Elected ARSA: 21 March 1956
Elected RSA: 11 February 1970
The news that William Burns had been lost while flying his light aircraft between Dundee and Aberdeen on 14th October 1972 was a tragedy which came as a great shock to his fellow-members at the Royal Scottish Academy and his many other friends.
Mr Burns, who was 51, trained at Glasgow School of Art and at Hospitalfield Art College, Arbroath. He was elected an Associate of the Academy in 1956 and a full Academician in 1970. He was a native of Glasgow, but went to Aberdeen in 1954 as a Lecturer in Art Education at Aberdeen College of Education and later became Principal Lecturer and Head of the Art Department there. He relinquished this post in September 1970, to devote himself full time to his painting.

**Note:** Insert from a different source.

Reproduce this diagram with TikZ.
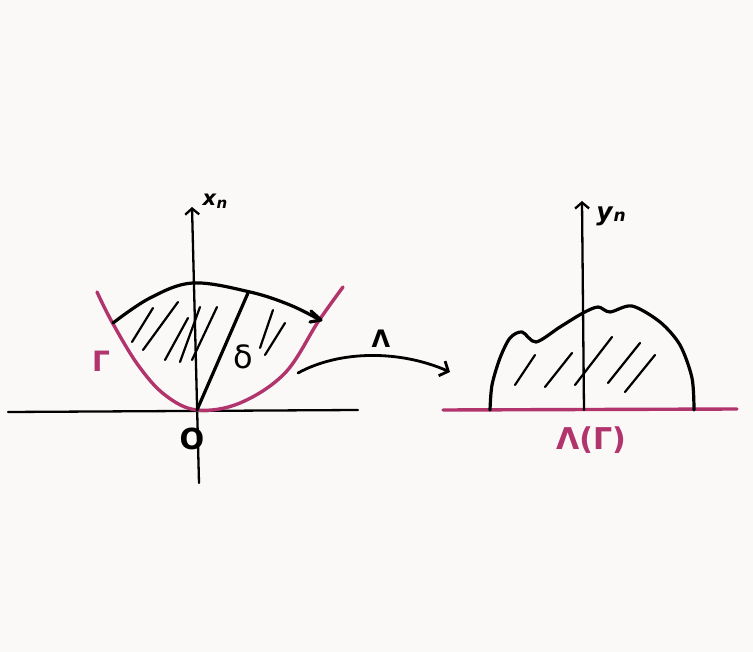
\documentclass[tikz,border=0pt]{standalone}
\usepackage{fontspec}
\setmainfont{DejaVu Sans}
\usetikzlibrary{arrows.meta}
\definecolor{paper}{RGB}{250,249,248}
\definecolor{gam}{RGB}{178,52,108}
\tikzset{
  axisline/.style={line width=2.3pt, line cap=round, black},
  curveline/.style={line width=3.2pt, line cap=round, line join=round, black},
  gamline/.style={line width=3.4pt, line cap=round, line join=round, gam},
  hatchline/.style={line width=2.2pt, line cap=round, black},
  barb/.style={-{Straight Barb[length=6pt,width=14pt,line width=2.3pt]}},
  lbl/.style={inner sep=0pt, font=\bfseries},
}
\newcommand{\fsz}[1]{\fontsize{#1}{#1}\selectfont}
\begin{document}
\begin{tikzpicture}[x=1pt,y=-1pt]
\fill[paper] (0,0) rectangle (753,652);
\useasboundingbox (0,0) rectangle (753,652);

% ---------- left picture ----------
\coordinate (O) at (197,410);
\coordinate (xl) at (8,412);
\coordinate (xr) at (358,410);
\coordinate (vtop) at (192,207);
\coordinate (vbot) at (199,483);
\draw[axisline] (xl) -- (xr);
\draw[axisline, barb] (vbot) -- (vtop);
\node[lbl] (xn) at (215,201) {\fsz{21}\textit{x}\raisebox{-3pt}{\fsz{15}\textit{n}}};

% Gamma parabola
\draw[gamline] plot[smooth, tension=0.6] coordinates
  {(97,292) (112,322) (138,365) (165,395) (197,410) (240,403) (285,373) (318,322) (343,287)};

% hatch region boundary arc
\draw[curveline] plot[smooth, tension=0.6] coordinates
  {(113,323) (150,298) (193,283) (250,292) (290,305) (320,320)};
\draw[curveline] (311,311) -- (321,320) -- (310,322);

% delta segment
\coordinate (dtop) at (248,293);
\draw[curveline] (O) -- (dtop);
\node[lbl, font=\mdseries] (dl) at (243,357) {\fsz{32}δ};

% hatching left
\draw[hatchline] (132,342) -- (153,308);
\draw[hatchline] (143,350) -- (178,302);
\draw[hatchline] (165,360) -- (188,318);
\draw[hatchline] (180,362) -- (200,307);
\draw[hatchline] (192,360) -- (217,307);
\draw[hatchline] (260,348) -- (273,310);
\draw[hatchline] (265,355) -- (285,323);

\node[lbl, text=gam] (gl) at (101,361) {\fsz{28}Γ};
\node[lbl] (ol) at (192,439) {\fsz{29}O};

% ---------- mapping arrow ----------
\coordinate (m1) at (298,373);
\coordinate (m2) at (450,372);
\draw[curveline, line width=2.8pt, -{Straight Barb[length=7pt,width=16pt,line width=2.8pt]}]
  (m1) .. controls (340,350) and (400,350) .. (m2);
\node[lbl] (lam) at (381,339) {\fsz{24}Λ};

% ---------- right picture ----------
\coordinate (bl) at (443,410);
\coordinate (br) at (737,409);
\draw[gamline] (bl) -- (br);
\coordinate (ybot) at (584,410);
\coordinate (ytop) at (582,201);
\draw[axisline, barb] (ybot) -- (ytop);
\node[lbl] (yn) at (611,216) {\fsz{25}\textit{y}\raisebox{-1pt}{\fsz{17}\textit{n}}};

\draw[curveline] plot[smooth, tension=0.5] coordinates
  {(490,410) (492,385) (500,358) (510,338) (522,332) (536,342) (560,327) (583,313)
   (598,307) (610,312) (632,306) (660,322) (680,345) (692,378) (694,410)};

% hatching right
\draw[hatchline] (515,385) -- (535,355);
\draw[hatchline] (545,387) -- (572,353);
\draw[hatchline] (575,385) -- (612,337);
\draw[hatchline] (608,383) -- (640,343);
\draw[hatchline] (625,392) -- (655,355);

\node[lbl, text=gam] (lg) at (591,440) {\fsz{30}Λ(Γ)};
\end{tikzpicture}
\end{document}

His professional outlook was contemporary and he was an artist who possessed a very fine colour sense. He executed all his work with great conviction and a powerful sincerity. The lyricism of his earlier landscapes and mountain scenes of the north later gave way to the more pronounced and abstracted works of the north-east, particularly harbour scenes, and within the last year his avenue of research had begun to encompass northern mining areas.
William Burns had several one-man shows, including one at the Edinburgh Festival in 1968, and his works are on show at many Local Authority Galleries in Scotland. He was a member of the Aberdeen Art Gallery Purchasing Committee.
His warm personality and his sincerity, both as a painter and a man, made him a very popular and valued Member of the Academy. With his loss, Scottish painting has suffered a tragic blow. Unmarried, he is survived by his brother James.